Communications attorney John Garziglia of Womble Bond Dickinson (U.S.) said his clients seem satisfied with the online transition.
“My advice to broadcasters has been that the most difficult portion is using the licensee’s FRN [FCC registration number] and password to obtain the separate log-in to the online public file. Once the separate log-in is established, everything else is pretty much self-explanatory,” Garziglia said.
State broadcaster associations across the country have been active in providing training on the online interface, said Scott Flick, communications attorney with Pillsbury Winthrop Shaw Pittman LLP in Washington.
“What we have been hearing most about are stations having difficulty logging into the FCC’s system to upload documents, as opposed to complaints about the volume of documents to be uploaded,” Flick said.
Flick described the FCC’s online public file database as “not particularly intuitive,” which can leave some confused by the log-in process. He recommends checking with the appropriate state broadcaster association for further assistance.
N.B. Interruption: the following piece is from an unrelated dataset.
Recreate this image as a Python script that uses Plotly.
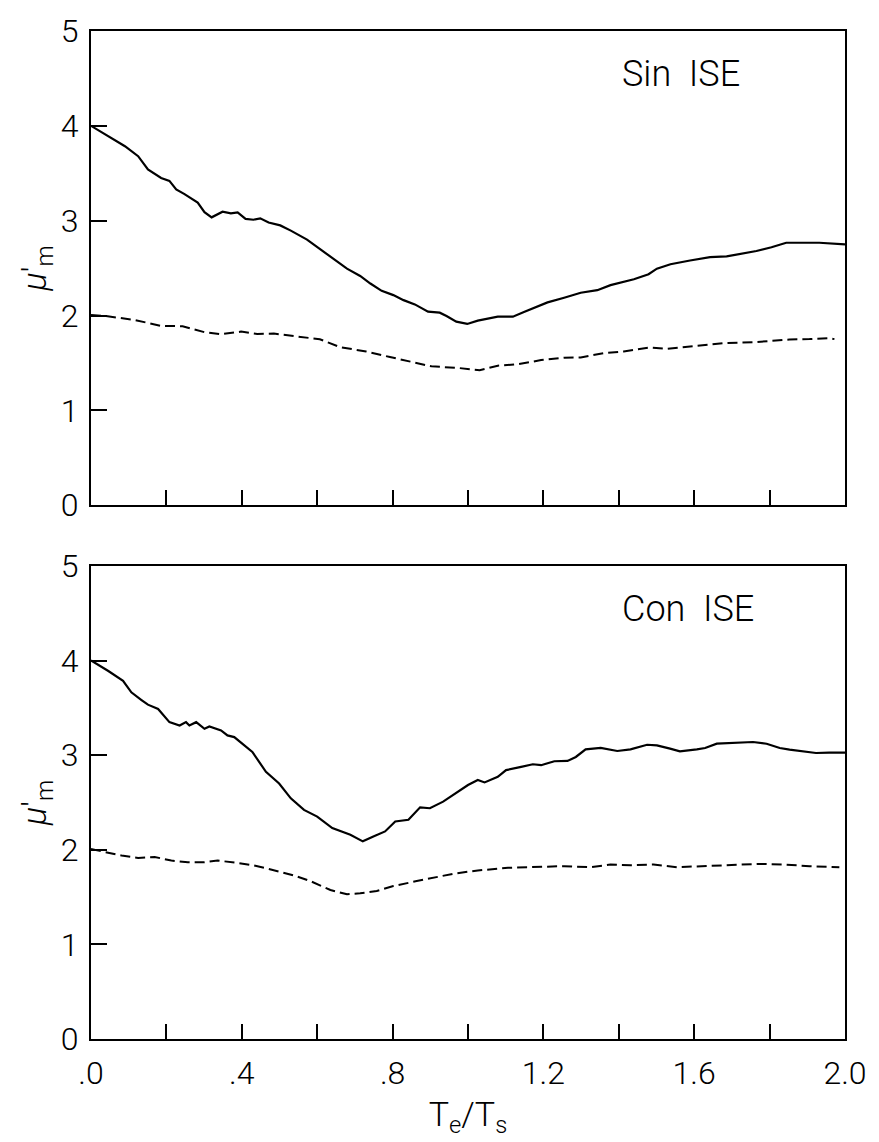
import plotly.graph_objects as go
from plotly.subplots import make_subplots

# ---- Sin ISE panel ----
sin_solid_x = [0.0, 0.046, 0.090, 0.125, 0.151, 0.186, 0.208, 0.226, 0.248, 0.283, 0.301, 0.320,
               0.349, 0.371, 0.389, 0.410, 0.431, 0.449, 0.471, 0.502, 0.530, 0.573, 0.600, 0.635,
               0.679, 0.714, 0.741, 0.771, 0.802, 0.829, 0.859, 0.894, 0.925, 0.943, 0.969, 0.998,
               1.026, 1.079, 1.119, 1.150, 1.185, 1.211, 1.255, 1.299, 1.343, 1.378, 1.440, 1.479,
               1.501, 1.537, 1.589, 1.642, 1.686, 1.730, 1.765, 1.805, 1.844, 1.888, 1.932, 2.0]
sin_solid_y = [4.00, 3.89, 3.785, 3.68, 3.54, 3.45, 3.42, 3.33, 3.28, 3.19, 3.09, 3.035,
               3.094, 3.077, 3.087, 3.018, 3.01, 3.024, 2.98, 2.95, 2.895, 2.80, 2.72, 2.616,
               2.494, 2.417, 2.337, 2.26, 2.215, 2.162, 2.117, 2.04, 2.03, 1.995, 1.935, 1.911,
               1.946, 1.988, 1.988, 2.04, 2.10, 2.138, 2.187, 2.24, 2.267, 2.32, 2.382, 2.435,
               2.494, 2.54, 2.58, 2.616, 2.623, 2.651, 2.68, 2.72, 2.767, 2.767, 2.767, 2.749]

sin_dashed_x = [0.0, 0.037, 0.116, 0.186, 0.243, 0.301, 0.345, 0.398, 0.441, 0.485, 0.547, 0.607,
                0.660, 0.730, 0.793, 0.881, 0.903, 0.974, 1.031, 1.079, 1.132, 1.194, 1.255, 1.299,
                1.361, 1.413, 1.484, 1.528, 1.607, 1.677, 1.765, 1.853, 1.906, 1.958, 1.972]
sin_dashed_y = [2.005, 1.995, 1.953, 1.89, 1.887, 1.824, 1.803, 1.83, 1.806, 1.81, 1.778, 1.75,
                1.667, 1.62, 1.562, 1.489, 1.464, 1.447, 1.422, 1.471, 1.485, 1.53, 1.555, 1.558,
                1.604, 1.621, 1.663, 1.649, 1.681, 1.709, 1.72, 1.747, 1.751, 1.761, 1.751]

# ---- Con ISE panel ----
con_solid_x = [0.0, 0.046, 0.085, 0.107, 0.134, 0.151, 0.178, 0.208, 0.235, 0.252, 0.261, 0.279,
               0.301, 0.314, 0.345, 0.362, 0.380, 0.406, 0.428, 0.464, 0.499, 0.530, 0.565, 0.600,
               0.640, 0.688, 0.721, 0.749, 0.780, 0.807, 0.842, 0.873, 0.899, 0.934, 0.978, 1.0,
               1.026, 1.044, 1.079, 1.101, 1.141, 1.172, 1.194, 1.229, 1.264, 1.286, 1.312, 1.352,
               1.396, 1.431, 1.475, 1.501, 1.536, 1.562, 1.607, 1.629, 1.660, 1.712, 1.756, 1.792,
               1.827, 1.853, 1.888, 1.923, 1.958, 2.0]
con_solid_y = [4.00, 3.89, 3.786, 3.664, 3.583, 3.534, 3.488, 3.349, 3.314, 3.349, 3.314, 3.349,
               3.279, 3.303, 3.262, 3.209, 3.191, 3.104, 3.034, 2.824, 2.701, 2.544, 2.422, 2.351,
               2.229, 2.159, 2.089, 2.141, 2.194, 2.299, 2.317, 2.449, 2.439, 2.509, 2.632, 2.684,
               2.737, 2.712, 2.771, 2.842, 2.876, 2.904, 2.894, 2.936, 2.939, 2.981, 3.062, 3.076,
               3.044, 3.062, 3.110, 3.104, 3.069, 3.041, 3.062, 3.076, 3.121, 3.131, 3.139, 3.121,
               3.076, 3.058, 3.044, 3.023, 3.027, 3.027]

con_dashed_x = [0.0, 0.037, 0.081, 0.125, 0.169, 0.213, 0.257, 0.301, 0.336, 0.389, 0.433, 0.477,
                0.538, 0.582, 0.635, 0.679, 0.714, 0.758, 0.802, 0.864, 0.917, 0.960, 1.011, 1.026,
                1.106, 1.194, 1.255, 1.325, 1.378, 1.431, 1.492, 1.554, 1.624, 1.703, 1.774, 1.836,
                1.906, 1.985]
con_dashed_y = [2.008, 1.974, 1.939, 1.914, 1.924, 1.886, 1.869, 1.869, 1.886, 1.861, 1.834, 1.792,
                1.729, 1.669, 1.575, 1.53, 1.54, 1.564, 1.617, 1.669, 1.711, 1.746, 1.774, 1.781,
                1.809, 1.816, 1.827, 1.816, 1.844, 1.837, 1.844, 1.816, 1.827, 1.834, 1.851, 1.844,
                1.827, 1.816]

panel_labels = ["Sin\u00a0\u00a0ISE", "Con\u00a0\u00a0ISE"]
x_major_vals = [0.0, 0.4, 0.8, 1.2, 1.6, 2.0]
x_major_text = [".0", ".4", ".8", "1.2", "1.6", "2.0"]
x_minor_vals = [0.2, 0.6, 1.0, 1.4, 1.8]
y_tick_vals = [0, 1, 2, 3, 4, 5]
y_tick_text = ["0", "1", "2", "3", "4", "5"]
y_title = "<i>μ</i>'<sub>m</sub>"
x_title = "T<sub>e</sub>/T<sub>s</sub>"

FONT = "Roboto"
W, H = 879, 1142

fig = make_subplots(rows=2, cols=1, vertical_spacing=0.0603)

panels = [
    (1, sin_solid_x, sin_solid_y, sin_dashed_x, sin_dashed_y),
    (2, con_solid_x, con_solid_y, con_dashed_x, con_dashed_y),
]
for row, sx, sy, dx, dy in panels:
    fig.add_trace(go.Scatter(x=sx, y=sy, mode="lines",
                             line=dict(color="black", width=2.2)), row=row, col=1)
    fig.add_trace(go.Scatter(x=dx, y=dy, mode="lines",
                             line=dict(color="black", width=2.0, dash="10px,5px")), row=row, col=1)

title_font = dict(family=FONT, size=34, color="black", weight=300)
axis_common = dict(showline=True, linecolor="black", linewidth=2, mirror=True,
                   ticks="inside", tickcolor="black", tickwidth=1.8,
                   showgrid=False, zeroline=False,
                   tickfont=dict(family=FONT, size=32, color="black", weight=300))

for row in (1, 2):
    fig.update_xaxes(range=[0, 2.0], tickmode="array", tickvals=x_major_vals,
                     ticktext=x_major_text, showticklabels=(row == 2),
                     ticklen=15, ticklabelstandoff=5,
                     minor=dict(tickmode="array", tickvals=x_minor_vals, ticks="inside",
                                ticklen=15, tickwidth=1.8, tickcolor="black", showgrid=False),
                     **axis_common, row=row, col=1)
    fig.update_yaxes(range=[0, 5], tickmode="array", tickvals=y_tick_vals,
                     ticktext=y_tick_text, ticklen=16, ticklabelstandoff=4,
                     title=dict(text=y_title, font=title_font, standoff=4),
                     **axis_common, row=row, col=1)

fig.update_xaxes(title=dict(text=x_title, font=title_font, standoff=11), row=2, col=1)

fig.layout.yaxis.domain = [0.5296, 1.0]
fig.layout.yaxis2.domain = [0.0, 0.4693]

# panel labels
for i, label in enumerate(panel_labels):
    fig.add_annotation(x=1.404, y=4.55, xref="x" if i == 0 else "x2",
                       yref="y" if i == 0 else "y2", text=label, showarrow=False,
                       xanchor="left", yanchor="middle",
                       font=dict(family=FONT, size=36, color="black", weight=300))

fig.update_layout(width=W, height=H, showlegend=False,
                  margin=dict(l=91, r=30, t=24, b=103),
                  paper_bgcolor="white", plot_bgcolor="white")

fig.write_html("out.html")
Communications attorney David Oxenford noted on his Broadcast Law Blog that the FCC will grant waivers to some small stations — especially in rural areas where Internet access is limited — who may have trouble in complying with the new rules. The commission will entertain waiver requests, but any waiver that is granted will only be for a limited period of time of no more than two years, at which time the station will either need to comply or obtain another waiver, according to the FCC. The commission adds that the longer a radio station waits to file a waiver request the less likely a waiver request will be resolved by the deadline.
For example, Patrick Pfeiffer, VP/GM of KSJB(AM) and KSJZ(FM) in Jamestown, N.D., requested a waiver citing “resource limitations and a lack of corporate infrastructure and support staff” at the radio stations he runs.
“We have no HR director, business manager or IT specialist. I should add, as a 53-year-old individual, I am far from technically savvy or proficient … uploading ongoing content to the online public file would fall on me,” Pfeiffer wrote in his waiver request.
He continued, “This would take enormous amounts of time that would require me to divert attention from all my other essential duties.”
The FCC would not disclose whether it granted Pfeiffer’s request.
A complete list of items required to be filed online in the public file is listed on the FCC website. However, one thing radio broadcasters don’t need to file online is letters from the public.
Radio isn’t the first to make the transition to the online public file database. The FCC says broadcast television completed its transition to the online interface in 2014.